Supplied entries:
---+---

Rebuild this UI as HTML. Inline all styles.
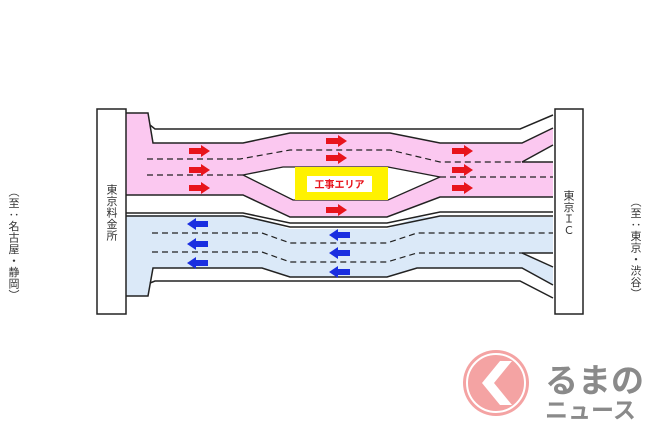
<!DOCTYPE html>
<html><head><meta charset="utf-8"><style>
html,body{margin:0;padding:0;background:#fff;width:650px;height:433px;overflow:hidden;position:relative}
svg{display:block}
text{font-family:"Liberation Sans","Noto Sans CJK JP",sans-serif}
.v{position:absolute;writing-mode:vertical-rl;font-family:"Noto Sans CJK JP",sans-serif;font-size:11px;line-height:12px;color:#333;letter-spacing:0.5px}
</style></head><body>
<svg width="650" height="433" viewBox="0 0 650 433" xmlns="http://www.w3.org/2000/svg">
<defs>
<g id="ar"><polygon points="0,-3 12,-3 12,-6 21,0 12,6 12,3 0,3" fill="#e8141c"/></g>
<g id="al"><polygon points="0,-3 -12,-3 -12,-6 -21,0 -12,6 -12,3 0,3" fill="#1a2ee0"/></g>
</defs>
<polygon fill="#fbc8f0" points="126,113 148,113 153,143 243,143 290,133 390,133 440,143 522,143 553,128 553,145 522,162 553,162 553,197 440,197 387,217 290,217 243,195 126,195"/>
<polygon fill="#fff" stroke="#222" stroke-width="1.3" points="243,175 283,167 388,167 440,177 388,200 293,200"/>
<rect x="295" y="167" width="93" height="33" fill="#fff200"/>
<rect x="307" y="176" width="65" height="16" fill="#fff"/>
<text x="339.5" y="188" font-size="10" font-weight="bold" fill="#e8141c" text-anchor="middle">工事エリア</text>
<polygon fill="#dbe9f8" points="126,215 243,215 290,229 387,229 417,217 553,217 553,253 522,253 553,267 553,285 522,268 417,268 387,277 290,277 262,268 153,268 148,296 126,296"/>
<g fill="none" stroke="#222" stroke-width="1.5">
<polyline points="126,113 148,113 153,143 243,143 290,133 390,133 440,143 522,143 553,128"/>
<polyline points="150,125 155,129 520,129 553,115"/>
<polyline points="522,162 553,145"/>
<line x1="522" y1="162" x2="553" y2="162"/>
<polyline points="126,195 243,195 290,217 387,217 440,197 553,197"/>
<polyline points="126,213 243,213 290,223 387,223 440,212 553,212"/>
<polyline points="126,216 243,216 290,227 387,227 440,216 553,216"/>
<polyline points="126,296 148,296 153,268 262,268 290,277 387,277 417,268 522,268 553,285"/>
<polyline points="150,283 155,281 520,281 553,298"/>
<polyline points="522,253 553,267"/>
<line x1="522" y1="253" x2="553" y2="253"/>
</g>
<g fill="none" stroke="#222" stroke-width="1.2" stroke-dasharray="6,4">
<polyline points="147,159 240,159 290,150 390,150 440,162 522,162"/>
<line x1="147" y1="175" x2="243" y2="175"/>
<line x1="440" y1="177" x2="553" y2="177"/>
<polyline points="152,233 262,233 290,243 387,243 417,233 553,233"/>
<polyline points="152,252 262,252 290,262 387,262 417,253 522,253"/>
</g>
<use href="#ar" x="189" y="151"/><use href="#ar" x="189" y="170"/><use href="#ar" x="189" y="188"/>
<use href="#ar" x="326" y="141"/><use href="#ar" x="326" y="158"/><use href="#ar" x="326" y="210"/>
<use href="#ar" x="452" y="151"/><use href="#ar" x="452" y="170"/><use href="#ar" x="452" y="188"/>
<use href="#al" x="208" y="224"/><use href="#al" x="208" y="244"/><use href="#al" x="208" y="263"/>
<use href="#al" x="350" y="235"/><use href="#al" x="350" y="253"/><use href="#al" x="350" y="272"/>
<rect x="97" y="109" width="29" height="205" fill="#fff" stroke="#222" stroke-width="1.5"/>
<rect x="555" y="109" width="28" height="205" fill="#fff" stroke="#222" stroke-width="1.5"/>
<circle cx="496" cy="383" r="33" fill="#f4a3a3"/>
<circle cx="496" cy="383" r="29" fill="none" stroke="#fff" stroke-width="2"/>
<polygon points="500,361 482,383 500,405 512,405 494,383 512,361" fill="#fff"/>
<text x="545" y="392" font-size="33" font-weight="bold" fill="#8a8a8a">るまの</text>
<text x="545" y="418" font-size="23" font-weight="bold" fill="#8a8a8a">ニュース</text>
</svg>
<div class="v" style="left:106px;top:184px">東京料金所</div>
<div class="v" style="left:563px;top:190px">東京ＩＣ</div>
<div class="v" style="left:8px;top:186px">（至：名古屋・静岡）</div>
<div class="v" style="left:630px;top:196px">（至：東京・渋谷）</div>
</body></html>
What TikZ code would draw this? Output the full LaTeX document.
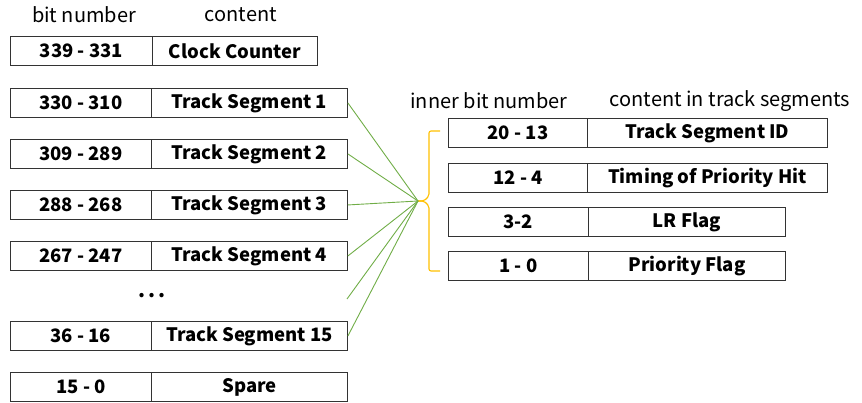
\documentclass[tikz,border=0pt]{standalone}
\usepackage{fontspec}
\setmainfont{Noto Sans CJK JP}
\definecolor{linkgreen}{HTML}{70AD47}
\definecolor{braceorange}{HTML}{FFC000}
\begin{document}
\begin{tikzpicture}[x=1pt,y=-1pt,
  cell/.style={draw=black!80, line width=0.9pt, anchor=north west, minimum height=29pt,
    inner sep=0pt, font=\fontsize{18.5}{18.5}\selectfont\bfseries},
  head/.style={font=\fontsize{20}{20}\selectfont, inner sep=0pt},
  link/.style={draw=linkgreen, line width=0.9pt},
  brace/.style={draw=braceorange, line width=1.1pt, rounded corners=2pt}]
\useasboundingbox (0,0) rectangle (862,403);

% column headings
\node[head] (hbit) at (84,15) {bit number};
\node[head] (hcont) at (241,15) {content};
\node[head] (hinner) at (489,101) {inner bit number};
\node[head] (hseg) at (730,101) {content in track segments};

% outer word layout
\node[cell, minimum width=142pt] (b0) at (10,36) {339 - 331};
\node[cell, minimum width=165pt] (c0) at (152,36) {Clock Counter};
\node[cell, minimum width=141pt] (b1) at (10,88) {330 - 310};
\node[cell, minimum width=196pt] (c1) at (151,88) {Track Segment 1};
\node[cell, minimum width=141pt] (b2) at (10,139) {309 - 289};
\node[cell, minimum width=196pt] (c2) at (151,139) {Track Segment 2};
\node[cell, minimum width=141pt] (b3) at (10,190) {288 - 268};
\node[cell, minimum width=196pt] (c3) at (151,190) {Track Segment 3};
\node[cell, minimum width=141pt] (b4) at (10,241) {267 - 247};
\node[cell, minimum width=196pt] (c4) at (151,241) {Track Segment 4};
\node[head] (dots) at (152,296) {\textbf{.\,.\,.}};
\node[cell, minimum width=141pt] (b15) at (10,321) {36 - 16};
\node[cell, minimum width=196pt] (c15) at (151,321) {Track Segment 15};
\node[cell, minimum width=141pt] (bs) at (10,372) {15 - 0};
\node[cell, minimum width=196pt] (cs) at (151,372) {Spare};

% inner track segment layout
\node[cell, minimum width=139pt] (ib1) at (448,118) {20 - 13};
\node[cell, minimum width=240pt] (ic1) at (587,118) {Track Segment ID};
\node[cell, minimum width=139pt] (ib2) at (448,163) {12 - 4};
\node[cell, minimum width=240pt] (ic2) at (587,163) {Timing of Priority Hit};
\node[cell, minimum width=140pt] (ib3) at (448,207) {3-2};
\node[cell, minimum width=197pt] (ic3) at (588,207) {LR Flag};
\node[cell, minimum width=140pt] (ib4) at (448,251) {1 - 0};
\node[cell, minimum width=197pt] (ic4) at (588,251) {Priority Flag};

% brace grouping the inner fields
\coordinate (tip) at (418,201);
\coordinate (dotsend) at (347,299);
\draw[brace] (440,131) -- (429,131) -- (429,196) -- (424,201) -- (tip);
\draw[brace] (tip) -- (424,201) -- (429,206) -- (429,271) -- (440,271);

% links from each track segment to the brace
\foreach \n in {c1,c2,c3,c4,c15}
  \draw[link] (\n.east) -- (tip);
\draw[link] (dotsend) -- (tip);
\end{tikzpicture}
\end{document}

---+---

Given instruction: Print out the lines exactly, skipping any picture.

Output:
Rebuild this UI as HTML. Inline all styles.
<!DOCTYPE html>
<html><head><meta charset="utf-8"><style>
html,body{margin:0;padding:0;background:#fff;width:650px;height:433px;overflow:hidden;position:relative}
svg{display:block}
text{font-family:"Liberation Sans","Noto Sans CJK JP",sans-serif}
.v{position:absolute;writing-mode:vertical-rl;font-family:"Noto Sans CJK JP",sans-serif;font-size:11px;line-height:12px;color:#333;letter-spacing:0.5px}
</style></head><body>
<svg width="650" height="433" viewBox="0 0 650 433" xmlns="http://www.w3.org/2000/svg">
<defs>
<g id="ar"><polygon points="0,-3 12,-3 12,-6 21,0 12,6 12,3 0,3" fill="#e8141c"/></g>
<g id="al"><polygon points="0,-3 -12,-3 -12,-6 -21,0 -12,6 -12,3 0,3" fill="#1a2ee0"/></g>
</defs>
<polygon fill="#fbc8f0" points="126,113 148,113 153,143 243,143 290,133 390,133 440,143 522,143 553,128 553,145 522,162 553,162 553,197 440,197 387,217 290,217 243,195 126,195"/>
<polygon fill="#fff" stroke="#222" stroke-width="1.3" points="243,175 283,167 388,167 440,177 388,200 293,200"/>
<rect x="295" y="167" width="93" height="33" fill="#fff200"/>
<rect x="307" y="176" width="65" height="16" fill="#fff"/>
<text x="339.5" y="188" font-size="10" font-weight="bold" fill="#e8141c" text-anchor="middle">工事エリア</text>
<polygon fill="#dbe9f8" points="126,215 243,215 290,229 387,229 417,217 553,217 553,253 522,253 553,267 553,285 522,268 417,268 387,277 290,277 262,268 153,268 148,296 126,296"/>
<g fill="none" stroke="#222" stroke-width="1.5">
<polyline points="126,113 148,113 153,143 243,143 290,133 390,133 440,143 522,143 553,128"/>
<polyline points="150,125 155,129 520,129 553,115"/>
<polyline points="522,162 553,145"/>
<line x1="522" y1="162" x2="553" y2="162"/>
<polyline points="126,195 243,195 290,217 387,217 440,197 553,197"/>
<polyline points="126,213 243,213 290,223 387,223 440,212 553,212"/>
<polyline points="126,216 243,216 290,227 387,227 440,216 553,216"/>
<polyline points="126,296 148,296 153,268 262,268 290,277 387,277 417,268 522,268 553,285"/>
<polyline points="150,283 155,281 520,281 553,298"/>
<polyline points="522,253 553,267"/>
<line x1="522" y1="253" x2="553" y2="253"/>
</g>
<g fill="none" stroke="#222" stroke-width="1.2" stroke-dasharray="6,4">
<polyline points="147,159 240,159 290,150 390,150 440,162 522,162"/>
<line x1="147" y1="175" x2="243" y2="175"/>
<line x1="440" y1="177" x2="553" y2="177"/>
<polyline points="152,233 262,233 290,243 387,243 417,233 553,233"/>
<polyline points="152,252 262,252 290,262 387,262 417,253 522,253"/>
</g>
<use href="#ar" x="189" y="151"/><use href="#ar" x="189" y="170"/><use href="#ar" x="189" y="188"/>
<use href="#ar" x="326" y="141"/><use href="#ar" x="326" y="158"/><use href="#ar" x="326" y="210"/>
<use href="#ar" x="452" y="151"/><use href="#ar" x="452" y="170"/><use href="#ar" x="452" y="188"/>
<use href="#al" x="208" y="224"/><use href="#al" x="208" y="244"/><use href="#al" x="208" y="263"/>
<use href="#al" x="350" y="235"/><use href="#al" x="350" y="253"/><use href="#al" x="350" y="272"/>
<rect x="97" y="109" width="29" height="205" fill="#fff" stroke="#222" stroke-width="1.5"/>
<rect x="555" y="109" width="28" height="205" fill="#fff" stroke="#222" stroke-width="1.5"/>
<circle cx="496" cy="383" r="33" fill="#f4a3a3"/>
<circle cx="496" cy="383" r="29" fill="none" stroke="#fff" stroke-width="2"/>
<polygon points="500,361 482,383 500,405 512,405 494,383 512,361" fill="#fff"/>
<text x="545" y="392" font-size="33" font-weight="bold" fill="#8a8a8a">るまの</text>
<text x="545" y="418" font-size="23" font-weight="bold" fill="#8a8a8a">ニュース</text>
</svg>
<div class="v" style="left:106px;top:184px">東京料金所</div>
<div class="v" style="left:563px;top:190px">東京ＩＣ</div>
<div class="v" style="left:8px;top:186px">（至：名古屋・静岡）</div>
<div class="v" style="left:630px;top:196px">（至：東京・渋谷）</div>
</body></html>
What TikZ code would draw this? Output the full LaTeX document.
\documentclass[tikz,border=0pt]{standalone}
\usepackage{fontspec}
\setmainfont{Noto Sans CJK JP}
\definecolor{linkgreen}{HTML}{70AD47}
\definecolor{braceorange}{HTML}{FFC000}
\begin{document}
\begin{tikzpicture}[x=1pt,y=-1pt,
  cell/.style={draw=black!80, line width=0.9pt, anchor=north west, minimum height=29pt,
    inner sep=0pt, font=\fontsize{18.5}{18.5}\selectfont\bfseries},
  head/.style={font=\fontsize{20}{20}\selectfont, inner sep=0pt},
  link/.style={draw=linkgreen, line width=0.9pt},
  brace/.style={draw=braceorange, line width=1.1pt, rounded corners=2pt}]
\useasboundingbox (0,0) rectangle (862,403);

% column headings
\node[head] (hbit) at (84,15) {bit number};
\node[head] (hcont) at (241,15) {content};
\node[head] (hinner) at (489,101) {inner bit number};
\node[head] (hseg) at (730,101) {content in track segments};

% outer word layout
\node[cell, minimum width=142pt] (b0) at (10,36) {339 - 331};
\node[cell, minimum width=165pt] (c0) at (152,36) {Clock Counter};
\node[cell, minimum width=141pt] (b1) at (10,88) {330 - 310};
\node[cell, minimum width=196pt] (c1) at (151,88) {Track Segment 1};
\node[cell, minimum width=141pt] (b2) at (10,139) {309 - 289};
\node[cell, minimum width=196pt] (c2) at (151,139) {Track Segment 2};
\node[cell, minimum width=141pt] (b3) at (10,190) {288 - 268};
\node[cell, minimum width=196pt] (c3) at (151,190) {Track Segment 3};
\node[cell, minimum width=141pt] (b4) at (10,241) {267 - 247};
\node[cell, minimum width=196pt] (c4) at (151,241) {Track Segment 4};
\node[head] (dots) at (152,296) {\textbf{.\,.\,.}};
\node[cell, minimum width=141pt] (b15) at (10,321) {36 - 16};
\node[cell, minimum width=196pt] (c15) at (151,321) {Track Segment 15};
\node[cell, minimum width=141pt] (bs) at (10,372) {15 - 0};
\node[cell, minimum width=196pt] (cs) at (151,372) {Spare};

% inner track segment layout
\node[cell, minimum width=139pt] (ib1) at (448,118) {20 - 13};
\node[cell, minimum width=240pt] (ic1) at (587,118) {Track Segment ID};
\node[cell, minimum width=139pt] (ib2) at (448,163) {12 - 4};
\node[cell, minimum width=240pt] (ic2) at (587,163) {Timing of Priority Hit};
\node[cell, minimum width=140pt] (ib3) at (448,207) {3-2};
\node[cell, minimum width=197pt] (ic3) at (588,207) {LR Flag};
\node[cell, minimum width=140pt] (ib4) at (448,251) {1 - 0};
\node[cell, minimum width=197pt] (ic4) at (588,251) {Priority Flag};

% brace grouping the inner fields
\coordinate (tip) at (418,201);
\coordinate (dotsend) at (347,299);
\draw[brace] (440,131) -- (429,131) -- (429,196) -- (424,201) -- (tip);
\draw[brace] (tip) -- (424,201) -- (429,206) -- (429,271) -- (440,271);

% links from each track segment to the brace
\foreach \n in {c1,c2,c3,c4,c15}
  \draw[link] (\n.east) -- (tip);
\draw[link] (dotsend) -- (tip);
\end{tikzpicture}
\end{document}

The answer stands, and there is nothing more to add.